121 issues later it’s a different story. Groo is an occasional treat, possibly past its best, but Usagi seems on top of its game. This tale of a lupine samurai warrior is a smooth, accomplished book by a man who knows exactly what he’s doing and has years of experience doing just that.
Aside from the obvious stylistic and thematic nods to manga and samurai tales, there’s a stack of Sergio Aragones and Matt Howarth, with all the storytelling kudos they bring.
For example, right at the beginning as Usagi walk towards the scene of a massacre, as we flick between the carnage and his striding along, his backgrounds, his world, his details becomes more distinct with every step. And the scene itself is incredibly disturbing, a very cartoony and furry war crime in front of him. It’s as if the Sylvanian Familes had lived in Kosovo.

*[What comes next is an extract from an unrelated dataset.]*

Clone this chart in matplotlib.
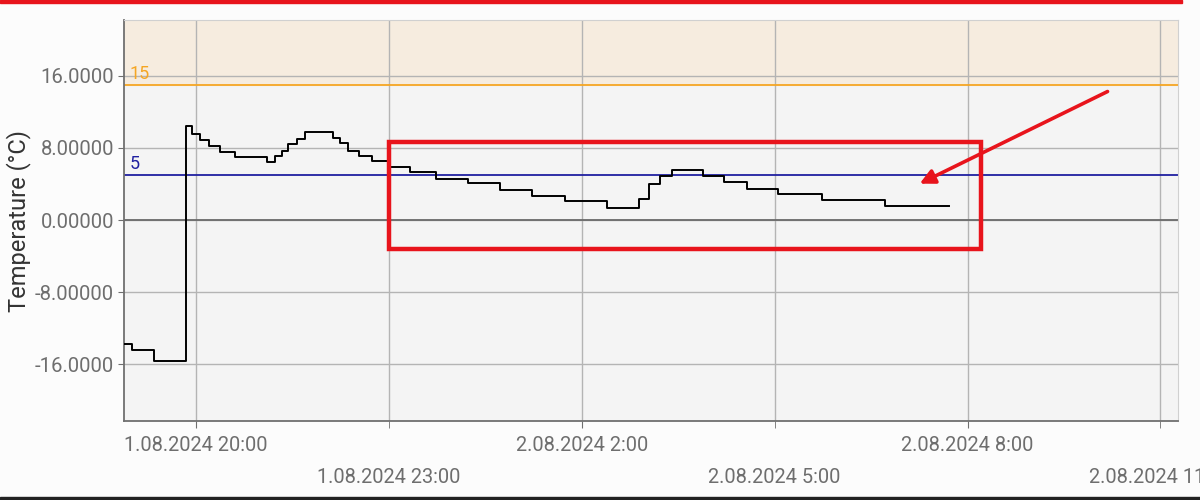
import matplotlib
matplotlib.use("Agg")
from matplotlib import pyplot as plt
from matplotlib.patches import Rectangle
import matplotlib.dates as mdates
import pandas as pd

plt.rcParams['font.family'] = ['Roboto', 'DejaVu Sans']

# step readings (value holds until the next timestamp)
times = ["2024-08-01 18:53", "2024-08-01 19:00", "2024-08-01 19:21", "2024-08-01 19:51",
         "2024-08-01 19:56", "2024-08-01 20:04", "2024-08-01 20:12", "2024-08-01 20:22",
         "2024-08-01 20:36", "2024-08-01 21:06", "2024-08-01 21:14", "2024-08-01 21:20",
         "2024-08-01 21:26", "2024-08-01 21:34", "2024-08-01 21:42", "2024-08-01 22:08",
         "2024-08-01 22:14", "2024-08-01 22:22", "2024-08-01 22:32", "2024-08-01 22:44",
         "2024-08-01 23:00", "2024-08-01 23:20", "2024-08-01 23:44", "2024-08-02 00:14",
         "2024-08-02 00:44", "2024-08-02 01:14", "2024-08-02 01:44", "2024-08-02 02:24",
         "2024-08-02 02:53", "2024-08-02 03:03", "2024-08-02 03:13", "2024-08-02 03:24",
         "2024-08-02 03:53", "2024-08-02 04:13", "2024-08-02 04:34", "2024-08-02 05:03",
         "2024-08-02 05:44", "2024-08-02 06:43", "2024-08-02 07:43"]
temps = [-13.7, -14.4, -15.6, 10.4, 9.6, 8.9, 8.2, 7.6, 7.0, 6.4, 7.1, 7.7, 8.4, 9.0, 9.8,
         9.1, 8.5, 7.7, 7.1, 6.5, 5.9, 5.3, 4.6, 4.1, 3.3, 2.7, 2.1, 1.3, 2.3, 4.0, 4.9, 5.5,
         4.9, 4.2, 3.5, 2.9, 2.2, 1.55, 1.55]

upper_limit = 15
lower_limit = 5
y_ticks = [-16, -8, 0, 8, 16]
y_tick_labels = ["-16.0000", "-8.00000", "0.00000", "8.00000", "16.0000"]
x_start, x_end = "2024-08-01 18:52:50", "2024-08-02 11:16"
major_hours = ["2024-08-01 20:00", "2024-08-02 02:00", "2024-08-02 08:00"]
minor_hours = ["2024-08-01 23:00", "2024-08-02 05:00", "2024-08-02 11:00"]

# hand-drawn markup on the screenshot
box_x = ["2024-08-01 23:00", "2024-08-02 08:13"]
box_y = [-3.2, 8.7]
arrow_from = ("2024-08-02 10:13", 14.4)
arrow_to = ("2024-08-02 07:13", 3.9)

t = pd.to_datetime(times)
fig = plt.figure(figsize=(12, 5), dpi=100)
fig.patch.set_facecolor('#fcfcfc')
ax = fig.add_axes([0.1033, 0.158, 0.878, 0.802])
ax.set_facecolor('#f4f4f4')

x0, x1 = pd.Timestamp(x_start), pd.Timestamp(x_end)
ax.set_xlim(x0, x1)
ax.set_ylim(-22.3, 22.2)

ax.axhspan(upper_limit, 22.2, color='#f6ecdf', zorder=0)
ax.axhline(upper_limit, color='#f5a623', lw=1.3, zorder=2)
ax.axhline(lower_limit, color='#2020a0', lw=1.3, zorder=2)
ax.axhline(0, color='#6a6a6a', lw=1.3, zorder=1)
ax.text(x0 + pd.Timedelta(minutes=5), upper_limit + 0.2, str(upper_limit), color='#f5a623',
        fontsize=13, va='bottom')
ax.text(x0 + pd.Timedelta(minutes=5), lower_limit + 0.2, str(lower_limit), color='#2020a0',
        fontsize=13, va='bottom')

ax.step(t, temps, where='post', color='black', lw=1.4, zorder=3)

ax.set_yticks(y_ticks)
ax.set_yticklabels(y_tick_labels)
ax.set_xticks(pd.to_datetime(major_hours))
ax.set_xticks(pd.to_datetime(minor_hours), minor=True)

def fmt(v, pos=None):
    d = mdates.num2date(v)
    return f"{d.day}.{d.month:02d}.{d.year} {d.hour}:{d.minute:02d}"

ax.xaxis.set_major_formatter(plt.FuncFormatter(fmt))
ax.xaxis.set_minor_formatter(plt.FuncFormatter(fmt))

ax.grid(True, which='both', axis='x', color='#b4b4b4', lw=1)
ax.grid(True, which='major', axis='y', color='#b4b4b4', lw=1)
ax.set_axisbelow(True)
ax.tick_params(axis='x', which='major', length=5, pad=6, labelsize=14.4, colors='#6e6e6e')
ax.tick_params(axis='x', which='minor', length=5, pad=29, labelsize=14.4, colors='#6e6e6e')
ax.tick_params(axis='y', length=4, pad=3, labelsize=14.6, colors='#6e6e6e')

for side in ['left', 'bottom']:
    ax.spines[side].set_color('#707070')
    ax.spines[side].set_linewidth(1.3)
for side in ['top', 'right']:
    ax.spines[side].set_color('#d0d0d0')

ax.set_ylabel("Temperature (°C)", fontsize=17, color='#333333', labelpad=3)

bx = pd.to_datetime(box_x)
bx0, bx1 = mdates.date2num(bx[0]), mdates.date2num(bx[1])
ax.add_patch(Rectangle((bx0, box_y[0]), bx1 - bx0, box_y[1] - box_y[0], fill=False,
                       edgecolor='#e8141c', lw=3.2, zorder=5))
ax.annotate("", xy=(pd.Timestamp(arrow_to[0]), arrow_to[1]),
            xytext=(pd.Timestamp(arrow_from[0]), arrow_from[1]),
            arrowprops=dict(arrowstyle='-|>', color='#e8141c', lw=2.6, mutation_scale=22),
            zorder=5)

# screenshot frame bits
fig.patches.append(Rectangle((0, 0.994), 0.985, 0.006, transform=fig.transFigure,
                             color='#e8141c'))
fig.patches.append(Rectangle((0, 0), 1, 0.006, transform=fig.transFigure, color='#222222'))

fig.savefig("out.png", dpi=100, facecolor=fig.get_facecolor())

And it’s the detail that makes this book gorgeous to revisit. No template background walpaper here, we can happily watch the tales of background characters playing out across the panels.
I was very surprised by the way the book plays with the reader. I was pleased with myself figuring out the easy twist, smug wondering about those who hadn’t and also condescening to the writer for taking such a cliched route, when the twist was suddenly retwisted, putting me back in the stupid seats. I look back in the pages and the retwist is all there, spelled out, I just couldn’t see it. I love it when that happens.
If you’ve never read Usagi, or haven’tfor a while, this is a great issue to get into the swing of things. It certainly has for me.
Usagi Yojimbo #121 by Stan Sakai, published by Dark Horse Comics today.